Actualmente se afirma que hemos llegado a un momento de inflexión, es decir, a un tiempo en el que debemos tomar las decisiones más acertadas para hacerle frente al fenómeno del cambio climático, o lo que el premio Nobel Paul J. Crutzen llamó la nueva época geológica del Antropoceno, como “la ruptura con la excepcional estabilidad climática del Holoceno” (Cfr. Rodríguez Becerra Manuel, Nuestro Planeta. Nuestro Futuro, Debate, 2019, 39), causada por la actividad humana. La ruta a seguir dependerá de la voluntad política de los líderes mundiales que firmaron el “Acuerdo de París” (2015), pero también de la sociedad civil que día a día se hace consciente de su responsabilidad como “creaturas de la creación” y asume la tarea concreta de llevar a cabo los planes, e implementar las políticas para finalmente llegar a resultados de esperanza de que un mundo distinto es posible.
Para salir de esta crisis es necesario que las sociedades aceleren la eliminación del carbón, reduzcan la deforestación, aceleren el cambio a vehículos eléctricos y fomenten la inversión en energías renovables, pero más allá de estas acciones es fundamental que asuman un compromiso con la apuesta ética por el medio ambiente. En este sentido, es necesario que los gobiernos y la sociedad en general se preocupe por formar o educar en esta perspectiva, y así proteger y restaurar los ecosistemas. Bajo dicho contexto, las Instituciones de Educación Superior (IES) tienen una responsabilidad para aportar de modo significativo en el desarrollo del conocimiento que permita orientar especialmente a los estudiantes en un modo de vida que ayude a la identificación de las causas del cambio climático y a la puesta en práctica de un cambio de mentalidad que se traduzca en un comportamiento acorde con el cuidado de la creación.

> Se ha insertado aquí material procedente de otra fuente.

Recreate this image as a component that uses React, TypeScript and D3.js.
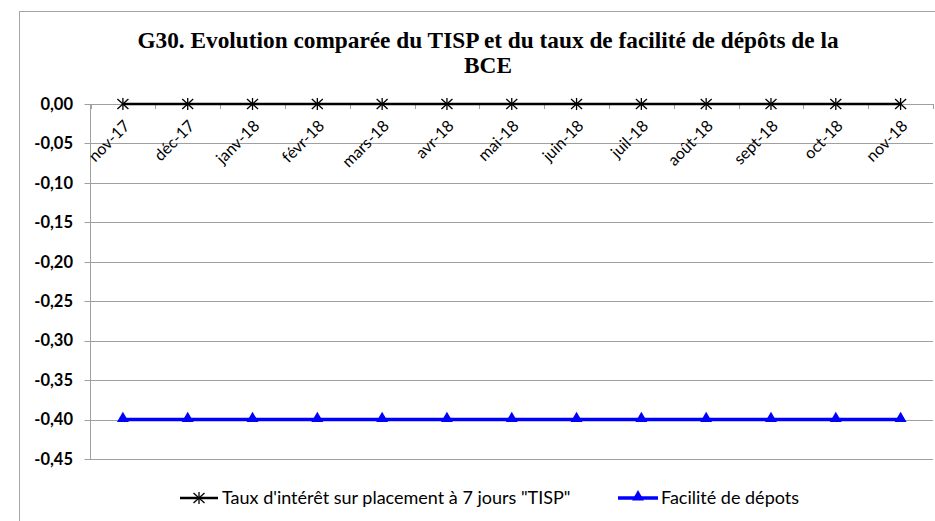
import React from "react";
import * as d3 from "d3";

const categories = ["nov-17","déc-17","janv-18","févr-18","mars-18","avr-18","mai-18","juin-18","juil-18","août-18","sept-18","oct-18","nov-18"];
const tispValues = [0,0,0,0,0,0,0,0,0,0,0,0,0];
const depotValues = [-0.4,-0.4,-0.4,-0.4,-0.4,-0.4,-0.4,-0.4,-0.4,-0.4,-0.4,-0.4,-0.4];
const yTicks = [0,-0.05,-0.1,-0.15,-0.2,-0.25,-0.3,-0.35,-0.4,-0.45];
const titleLines = ["G30. Evolution comparée du TISP et du taux de facilité de dépôts de la","BCE"];
const legendLabels = ["Taux d'intérêt sur placement à 7 jours \"TISP\"","Facilité de dépots"];

const W = 935, H = 521;
const plot = { left: 90.5, right: 933, top: 104, bottom: 459 };
const font = "Lato, 'Open Sans', sans-serif";

export default function App() {
  const x = d3.scaleBand<string>().domain(categories).range([plot.left, plot.right]);
  const y = d3.scaleLinear().domain([0, -0.45]).range([plot.top, plot.bottom]);
  const cx = (c: string) => (x(c) as number) + x.bandwidth() / 2;
  const line = d3.line<number>().x((_, i) => cx(categories[i])).y(d => y(d));
  const fmt = (v: number) => v.toFixed(2).replace(".", ",").replace(/^-?0,00$/, "0,00");
  const tri = d3.symbol().type(d3.symbolTriangle).size(62)();
  const star = (px: number, py: number, k: number) => (
    <g key={k} transform={`translate(${px},${py})`} stroke="#000" strokeWidth={1.3}>
      <line x1={0} y1={-6} x2={0} y2={6} />
      <line x1={-5.5} y1={-5} x2={5.5} y2={5} />
      <line x1={-5.5} y1={5} x2={5.5} y2={-5} />
    </g>
  );
  const boundaries = [...categories.map(c => x(c) as number), plot.right];
  return (
    <svg width={W} height={H} style={{ position: "absolute", left: 0, top: 0, background: "#fff" }}>
      <rect x={19.5} y={11.5} width={W} height={H} fill="#fff" stroke="#a6a6a6" strokeWidth={1} />
      {titleLines.map((t, i) => (
        <text key={i} x={488} y={48 + i * 25} textAnchor="middle" fontFamily="'Liberation Serif', 'DejaVu Serif', serif" fontWeight="bold" fontSize={23.3} fill="#000">{t}</text>
      ))}
      {yTicks.map((v, i) => (
        <g key={i}>
          <line x1={plot.left - 6} x2={plot.right} y1={Math.round(y(v)) + 0.5} y2={Math.round(y(v)) + 0.5} stroke="#a0a0a0" strokeWidth={1} />
          <text x={73} y={y(v)} dy="0.35em" textAnchor="end" fontFamily={font} fontWeight="bold" fontSize={16.5} fill="#000">{fmt(v)}</text>
        </g>
      ))}
      <line x1={plot.left} x2={plot.left} y1={plot.top} y2={plot.bottom} stroke="#a0a0a0" strokeWidth={1} />
      {boundaries.map((b, i) => (
        <line key={i} x1={Math.round(b) + 0.5} x2={Math.round(b) + 0.5} y1={plot.top} y2={plot.top + 5} stroke="#a0a0a0" strokeWidth={1} />
      ))}
      {categories.map((c, i) => (
        <text key={i} transform={`translate(${cx(c) + 4},${plot.top + 19}) rotate(-45)`} textAnchor="end" dy="0.35em" fontFamily={font} fontSize={16} fill="#000">{c}</text>
      ))}
      <path d={line(depotValues) || ""} fill="none" stroke="#0000ff" strokeWidth={3.5} />
      {depotValues.map((v, i) => (
        <path key={i} d={tri || ""} transform={`translate(${cx(categories[i])},${y(v) - 1})`} fill="#0000ff" />
      ))}
      <path d={line(tispValues) || ""} fill="none" stroke="#000" strokeWidth={2.5} />
      {tispValues.map((v, i) => star(cx(categories[i]), y(v), i))}
      <g>
        <line x1={180} x2={218} y1={498} y2={498} stroke="#000" strokeWidth={2.5} />
        {star(199, 498, 99)}
        <text x={222} y={498} dy="0.35em" fontFamily={font} fontSize={18} fill="#000">{legendLabels[0]}</text>
        <line x1={618} x2={658} y1={498} y2={498} stroke="#0000ff" strokeWidth={3.5} />
        <path d={tri || ""} transform={`translate(638,497)`} fill="#0000ff" />
        <text x={661} y={498} dy="0.35em" fontFamily={font} fontSize={18} fill="#000">{legendLabels[1]}</text>
      </g>
    </svg>
  );
}
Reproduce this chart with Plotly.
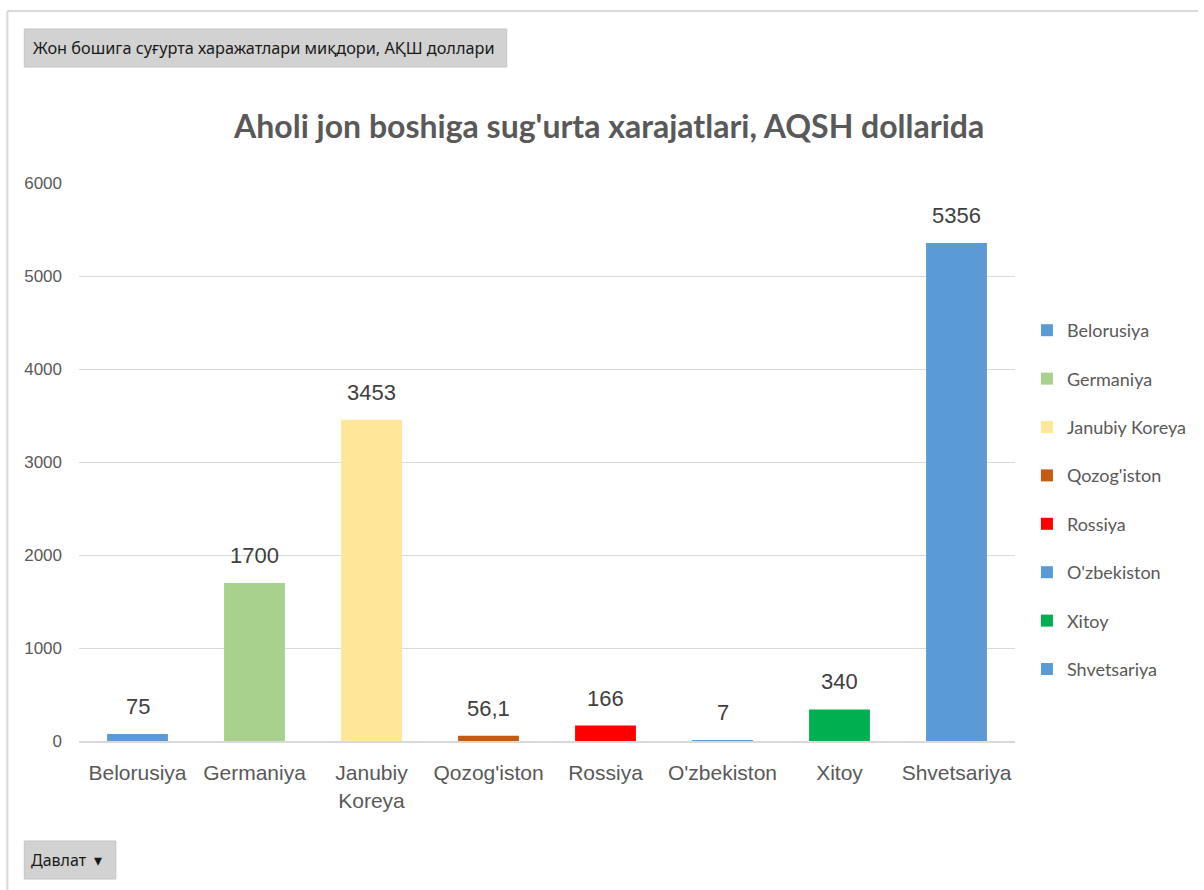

Un cambio que realmente suceda y que no se quede solo en el diagnóstico, porque también es importante encontrar las propuestas de solución que superen las realidades observadas. Por esta razón, es necesario abrirse a las ciencias, a la interdisciplinariedad para tener una visión completa de las situaciones y problemas que interpelan a la sociedad actual. Aquí es donde la perspectiva educativa aparece para que con ella podamos implementar una nueva cultura del cuidado de la “Casa Común”. La educación y las instituciones deberán ser el espacio humanizado que crea cultura, que rescata lo opacado por el brillo postmoderno del éxito.
El proyecto educativo debe ser el lugar (geográfico, pero también existencial) en el cual se desarrollen los principios que permiten el proceso integral de las personas y el desarrollo sostenible de la sociedad.